**Record extracts:**
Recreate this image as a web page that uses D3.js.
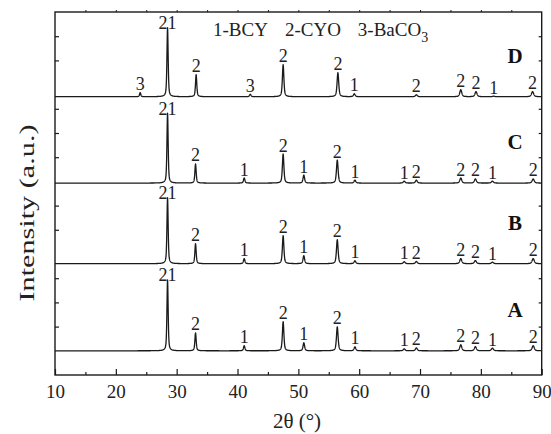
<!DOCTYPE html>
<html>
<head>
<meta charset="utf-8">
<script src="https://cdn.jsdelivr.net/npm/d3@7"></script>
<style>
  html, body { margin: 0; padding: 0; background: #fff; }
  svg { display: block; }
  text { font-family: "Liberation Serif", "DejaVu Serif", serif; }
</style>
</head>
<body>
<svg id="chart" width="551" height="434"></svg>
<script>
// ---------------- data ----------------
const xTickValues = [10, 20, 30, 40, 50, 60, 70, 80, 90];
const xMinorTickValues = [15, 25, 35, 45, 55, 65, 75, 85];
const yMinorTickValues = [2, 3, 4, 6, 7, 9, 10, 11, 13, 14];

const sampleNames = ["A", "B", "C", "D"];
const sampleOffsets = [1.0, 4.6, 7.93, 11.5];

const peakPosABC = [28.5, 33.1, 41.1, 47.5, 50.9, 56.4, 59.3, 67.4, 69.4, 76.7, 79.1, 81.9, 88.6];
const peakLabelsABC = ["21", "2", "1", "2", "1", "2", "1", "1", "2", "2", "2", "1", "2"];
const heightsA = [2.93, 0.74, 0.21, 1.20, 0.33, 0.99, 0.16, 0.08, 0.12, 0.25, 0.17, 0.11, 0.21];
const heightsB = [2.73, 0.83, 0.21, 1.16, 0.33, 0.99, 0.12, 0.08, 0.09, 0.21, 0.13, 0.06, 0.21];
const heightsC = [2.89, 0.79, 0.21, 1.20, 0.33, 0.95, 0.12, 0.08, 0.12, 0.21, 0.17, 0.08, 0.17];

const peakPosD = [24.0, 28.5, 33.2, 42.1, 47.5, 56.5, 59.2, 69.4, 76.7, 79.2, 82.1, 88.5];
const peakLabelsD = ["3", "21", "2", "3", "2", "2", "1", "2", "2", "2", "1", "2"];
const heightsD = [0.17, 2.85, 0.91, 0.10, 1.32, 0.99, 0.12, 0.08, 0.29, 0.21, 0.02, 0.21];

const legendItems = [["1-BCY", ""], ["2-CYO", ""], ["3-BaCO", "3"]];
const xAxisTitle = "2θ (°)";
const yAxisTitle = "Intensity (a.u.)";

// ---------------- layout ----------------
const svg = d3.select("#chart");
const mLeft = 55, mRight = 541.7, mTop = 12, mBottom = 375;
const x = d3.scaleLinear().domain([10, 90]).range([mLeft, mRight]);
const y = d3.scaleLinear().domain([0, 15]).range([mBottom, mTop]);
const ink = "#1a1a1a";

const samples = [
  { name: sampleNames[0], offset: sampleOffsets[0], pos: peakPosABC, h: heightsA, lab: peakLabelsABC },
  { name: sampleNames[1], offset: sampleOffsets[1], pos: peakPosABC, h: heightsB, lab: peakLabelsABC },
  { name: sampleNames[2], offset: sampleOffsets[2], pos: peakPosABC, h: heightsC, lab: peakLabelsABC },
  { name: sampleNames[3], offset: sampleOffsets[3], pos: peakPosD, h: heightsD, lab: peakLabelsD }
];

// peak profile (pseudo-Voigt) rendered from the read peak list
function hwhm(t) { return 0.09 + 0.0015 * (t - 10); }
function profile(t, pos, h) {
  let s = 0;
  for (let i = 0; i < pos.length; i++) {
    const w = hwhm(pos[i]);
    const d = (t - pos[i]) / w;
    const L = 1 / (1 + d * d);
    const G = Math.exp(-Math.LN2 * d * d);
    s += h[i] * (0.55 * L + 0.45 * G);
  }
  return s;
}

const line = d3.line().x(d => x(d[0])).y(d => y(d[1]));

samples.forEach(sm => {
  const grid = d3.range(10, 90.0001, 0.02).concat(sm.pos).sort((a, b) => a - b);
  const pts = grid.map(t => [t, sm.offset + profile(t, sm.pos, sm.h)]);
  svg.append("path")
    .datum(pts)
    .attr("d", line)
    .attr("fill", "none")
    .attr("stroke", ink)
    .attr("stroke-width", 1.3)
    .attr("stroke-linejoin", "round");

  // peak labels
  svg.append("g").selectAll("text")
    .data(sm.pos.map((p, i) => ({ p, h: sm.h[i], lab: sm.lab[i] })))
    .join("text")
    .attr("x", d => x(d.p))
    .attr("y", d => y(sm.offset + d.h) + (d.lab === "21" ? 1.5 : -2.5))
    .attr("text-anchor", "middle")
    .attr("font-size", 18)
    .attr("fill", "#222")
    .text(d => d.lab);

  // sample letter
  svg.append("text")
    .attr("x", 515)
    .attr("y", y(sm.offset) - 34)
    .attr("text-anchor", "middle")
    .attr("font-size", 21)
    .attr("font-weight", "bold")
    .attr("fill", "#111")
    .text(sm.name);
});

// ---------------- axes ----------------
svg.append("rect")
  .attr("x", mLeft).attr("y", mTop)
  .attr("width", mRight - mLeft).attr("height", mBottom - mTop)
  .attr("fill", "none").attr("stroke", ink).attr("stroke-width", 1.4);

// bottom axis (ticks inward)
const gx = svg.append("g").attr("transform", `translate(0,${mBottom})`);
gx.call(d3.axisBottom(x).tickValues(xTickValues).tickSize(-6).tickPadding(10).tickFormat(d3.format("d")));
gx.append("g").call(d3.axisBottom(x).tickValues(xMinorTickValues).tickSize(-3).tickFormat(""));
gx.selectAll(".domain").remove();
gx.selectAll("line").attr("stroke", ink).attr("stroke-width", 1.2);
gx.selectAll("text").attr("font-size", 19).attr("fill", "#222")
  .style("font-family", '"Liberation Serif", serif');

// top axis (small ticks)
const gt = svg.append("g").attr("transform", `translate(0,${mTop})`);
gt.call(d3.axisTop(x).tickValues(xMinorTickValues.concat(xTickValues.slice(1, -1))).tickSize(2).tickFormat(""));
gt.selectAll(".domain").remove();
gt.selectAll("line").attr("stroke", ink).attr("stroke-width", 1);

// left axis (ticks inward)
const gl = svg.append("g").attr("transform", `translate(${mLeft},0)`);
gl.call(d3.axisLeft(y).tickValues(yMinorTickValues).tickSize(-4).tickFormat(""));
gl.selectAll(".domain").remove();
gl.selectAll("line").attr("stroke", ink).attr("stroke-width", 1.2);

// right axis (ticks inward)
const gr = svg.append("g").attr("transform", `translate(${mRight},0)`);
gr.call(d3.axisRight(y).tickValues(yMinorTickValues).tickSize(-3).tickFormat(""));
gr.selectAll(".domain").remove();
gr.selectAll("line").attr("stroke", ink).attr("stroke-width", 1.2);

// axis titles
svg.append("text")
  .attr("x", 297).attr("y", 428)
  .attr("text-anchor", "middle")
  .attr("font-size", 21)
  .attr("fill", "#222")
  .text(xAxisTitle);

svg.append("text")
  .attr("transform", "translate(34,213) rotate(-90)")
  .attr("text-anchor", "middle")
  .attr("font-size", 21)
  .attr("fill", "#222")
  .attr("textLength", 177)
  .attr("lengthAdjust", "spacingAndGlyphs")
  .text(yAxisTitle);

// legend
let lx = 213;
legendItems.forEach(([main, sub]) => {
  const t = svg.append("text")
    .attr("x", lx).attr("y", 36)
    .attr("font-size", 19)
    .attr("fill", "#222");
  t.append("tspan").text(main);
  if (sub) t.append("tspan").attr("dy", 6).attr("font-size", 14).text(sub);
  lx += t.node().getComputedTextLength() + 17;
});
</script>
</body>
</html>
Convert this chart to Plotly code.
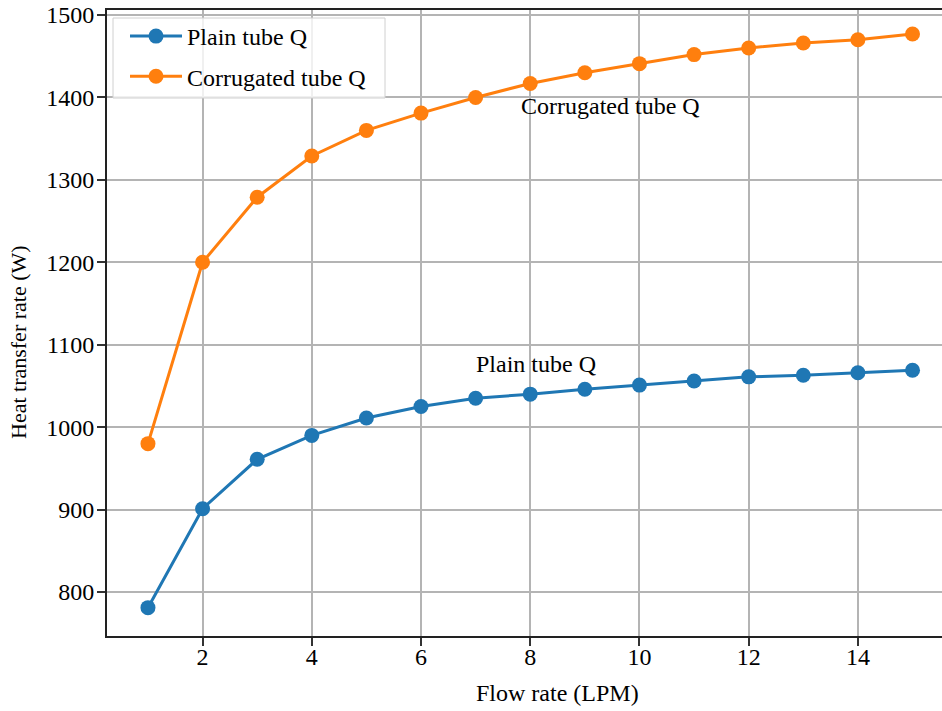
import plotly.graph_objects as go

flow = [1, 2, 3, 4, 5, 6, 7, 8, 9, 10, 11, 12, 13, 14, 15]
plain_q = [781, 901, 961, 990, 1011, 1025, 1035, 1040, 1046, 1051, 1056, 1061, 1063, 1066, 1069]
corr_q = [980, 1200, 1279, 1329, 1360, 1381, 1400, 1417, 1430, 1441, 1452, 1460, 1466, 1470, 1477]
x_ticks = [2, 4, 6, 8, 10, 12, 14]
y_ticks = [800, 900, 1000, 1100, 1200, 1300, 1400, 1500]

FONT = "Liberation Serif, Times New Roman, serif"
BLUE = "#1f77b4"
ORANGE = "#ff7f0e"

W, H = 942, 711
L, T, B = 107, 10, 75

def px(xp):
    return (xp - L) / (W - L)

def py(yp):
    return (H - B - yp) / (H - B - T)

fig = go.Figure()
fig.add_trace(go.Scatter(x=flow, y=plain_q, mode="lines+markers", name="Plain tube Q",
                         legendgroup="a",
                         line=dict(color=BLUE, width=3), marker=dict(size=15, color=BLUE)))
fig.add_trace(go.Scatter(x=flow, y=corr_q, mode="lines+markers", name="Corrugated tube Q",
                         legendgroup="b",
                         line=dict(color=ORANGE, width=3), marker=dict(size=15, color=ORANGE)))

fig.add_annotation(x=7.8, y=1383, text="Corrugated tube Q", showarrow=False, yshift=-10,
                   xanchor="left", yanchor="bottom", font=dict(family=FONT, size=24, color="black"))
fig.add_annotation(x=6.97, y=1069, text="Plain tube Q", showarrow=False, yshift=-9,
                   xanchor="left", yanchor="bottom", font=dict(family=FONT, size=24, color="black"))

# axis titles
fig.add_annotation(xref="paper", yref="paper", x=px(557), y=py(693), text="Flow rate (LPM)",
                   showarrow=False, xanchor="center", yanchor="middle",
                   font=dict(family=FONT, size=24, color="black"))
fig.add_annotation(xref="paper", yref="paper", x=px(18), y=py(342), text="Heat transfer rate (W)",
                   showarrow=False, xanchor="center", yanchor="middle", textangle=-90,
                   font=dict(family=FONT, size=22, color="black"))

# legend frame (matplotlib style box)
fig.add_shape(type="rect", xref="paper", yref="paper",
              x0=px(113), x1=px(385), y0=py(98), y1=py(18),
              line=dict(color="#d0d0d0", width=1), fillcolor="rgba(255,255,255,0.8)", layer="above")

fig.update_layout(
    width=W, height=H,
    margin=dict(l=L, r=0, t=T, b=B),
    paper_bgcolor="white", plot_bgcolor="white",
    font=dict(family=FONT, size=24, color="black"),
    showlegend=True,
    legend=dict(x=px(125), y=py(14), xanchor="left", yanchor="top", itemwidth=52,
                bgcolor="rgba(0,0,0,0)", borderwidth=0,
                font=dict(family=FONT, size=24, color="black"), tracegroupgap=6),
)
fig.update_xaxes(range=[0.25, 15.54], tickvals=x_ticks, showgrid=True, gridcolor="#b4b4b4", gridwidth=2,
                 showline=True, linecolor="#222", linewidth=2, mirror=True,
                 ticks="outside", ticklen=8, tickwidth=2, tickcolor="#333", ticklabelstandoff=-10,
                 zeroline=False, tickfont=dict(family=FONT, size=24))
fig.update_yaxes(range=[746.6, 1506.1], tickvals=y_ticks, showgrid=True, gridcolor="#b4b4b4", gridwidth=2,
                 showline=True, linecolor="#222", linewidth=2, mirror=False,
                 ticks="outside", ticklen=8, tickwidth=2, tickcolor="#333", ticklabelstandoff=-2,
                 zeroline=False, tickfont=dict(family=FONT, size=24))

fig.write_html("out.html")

---

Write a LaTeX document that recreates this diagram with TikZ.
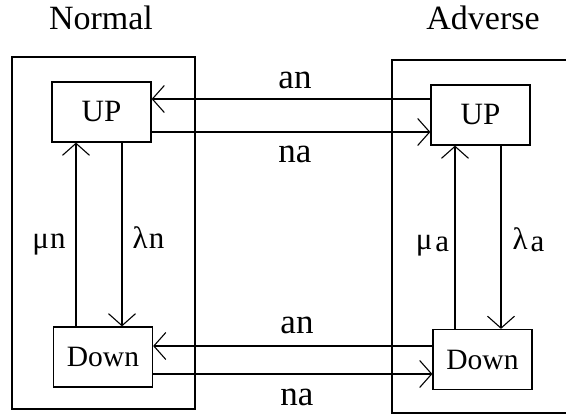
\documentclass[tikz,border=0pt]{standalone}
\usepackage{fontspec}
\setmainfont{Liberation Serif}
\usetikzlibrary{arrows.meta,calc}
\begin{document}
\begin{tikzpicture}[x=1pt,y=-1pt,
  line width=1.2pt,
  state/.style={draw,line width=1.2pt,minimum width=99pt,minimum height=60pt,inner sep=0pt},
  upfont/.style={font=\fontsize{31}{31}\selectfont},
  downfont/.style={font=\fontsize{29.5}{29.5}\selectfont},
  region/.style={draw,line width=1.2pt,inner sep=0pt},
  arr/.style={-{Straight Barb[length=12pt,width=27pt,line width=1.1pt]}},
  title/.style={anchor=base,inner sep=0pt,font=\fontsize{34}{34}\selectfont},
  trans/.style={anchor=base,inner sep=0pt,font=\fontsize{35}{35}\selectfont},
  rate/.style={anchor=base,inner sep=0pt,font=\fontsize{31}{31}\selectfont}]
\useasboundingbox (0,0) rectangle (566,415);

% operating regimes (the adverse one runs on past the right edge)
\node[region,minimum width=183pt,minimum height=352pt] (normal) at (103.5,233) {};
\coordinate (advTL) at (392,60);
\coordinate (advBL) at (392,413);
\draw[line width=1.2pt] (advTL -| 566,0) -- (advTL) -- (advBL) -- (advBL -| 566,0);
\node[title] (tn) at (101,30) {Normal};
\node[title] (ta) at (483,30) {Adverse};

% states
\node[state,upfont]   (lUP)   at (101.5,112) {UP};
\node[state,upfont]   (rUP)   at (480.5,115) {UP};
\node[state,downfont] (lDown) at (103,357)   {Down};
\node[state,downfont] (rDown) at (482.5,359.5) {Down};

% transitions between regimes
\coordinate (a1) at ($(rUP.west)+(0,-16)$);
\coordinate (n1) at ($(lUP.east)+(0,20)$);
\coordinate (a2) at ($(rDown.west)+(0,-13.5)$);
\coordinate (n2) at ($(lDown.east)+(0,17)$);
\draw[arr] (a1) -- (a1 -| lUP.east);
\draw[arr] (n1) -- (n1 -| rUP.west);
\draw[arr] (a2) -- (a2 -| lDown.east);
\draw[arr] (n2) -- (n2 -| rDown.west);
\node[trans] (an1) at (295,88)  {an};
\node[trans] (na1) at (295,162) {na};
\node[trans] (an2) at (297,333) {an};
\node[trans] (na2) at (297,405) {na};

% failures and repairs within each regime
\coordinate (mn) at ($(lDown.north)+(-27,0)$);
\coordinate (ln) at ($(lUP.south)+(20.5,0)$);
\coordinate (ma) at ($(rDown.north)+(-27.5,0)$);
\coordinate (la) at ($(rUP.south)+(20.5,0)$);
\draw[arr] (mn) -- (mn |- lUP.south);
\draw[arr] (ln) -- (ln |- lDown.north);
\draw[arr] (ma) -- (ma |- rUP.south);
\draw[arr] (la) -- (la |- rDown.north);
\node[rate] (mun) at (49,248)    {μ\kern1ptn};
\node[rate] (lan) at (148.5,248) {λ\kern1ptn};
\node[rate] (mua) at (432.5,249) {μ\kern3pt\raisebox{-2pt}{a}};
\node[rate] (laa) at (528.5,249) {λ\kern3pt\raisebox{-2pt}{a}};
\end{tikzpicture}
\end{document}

**Stated problem:** The first line to give again is the one with "Recreate this image", and the last is the one with "0.17, 0.08, 0.17];". Repeat them and everything between exactly, minus the pictures.

**Completed exercise:**
Recreate this image as a web page that uses D3.js.
<!DOCTYPE html>
<html>
<head>
<meta charset="utf-8">
<script src="https://cdn.jsdelivr.net/npm/d3@7"></script>
<style>
  html, body { margin: 0; padding: 0; background: #fff; }
  svg { display: block; }
  text { font-family: "Liberation Serif", "DejaVu Serif", serif; }
</style>
</head>
<body>
<svg id="chart" width="551" height="434"></svg>
<script>
// ---------------- data ----------------
const xTickValues = [10, 20, 30, 40, 50, 60, 70, 80, 90];
const xMinorTickValues = [15, 25, 35, 45, 55, 65, 75, 85];
const yMinorTickValues = [2, 3, 4, 6, 7, 9, 10, 11, 13, 14];

const sampleNames = ["A", "B", "C", "D"];
const sampleOffsets = [1.0, 4.6, 7.93, 11.5];

const peakPosABC = [28.5, 33.1, 41.1, 47.5, 50.9, 56.4, 59.3, 67.4, 69.4, 76.7, 79.1, 81.9, 88.6];
const peakLabelsABC = ["21", "2", "1", "2", "1", "2", "1", "1", "2", "2", "2", "1", "2"];
const heightsA = [2.93, 0.74, 0.21, 1.20, 0.33, 0.99, 0.16, 0.08, 0.12, 0.25, 0.17, 0.11, 0.21];
const heightsB = [2.73, 0.83, 0.21, 1.16, 0.33, 0.99, 0.12, 0.08, 0.09, 0.21, 0.13, 0.06, 0.21];
const heightsC = [2.89, 0.79, 0.21, 1.20, 0.33, 0.95, 0.12, 0.08, 0.12, 0.21, 0.17, 0.08, 0.17];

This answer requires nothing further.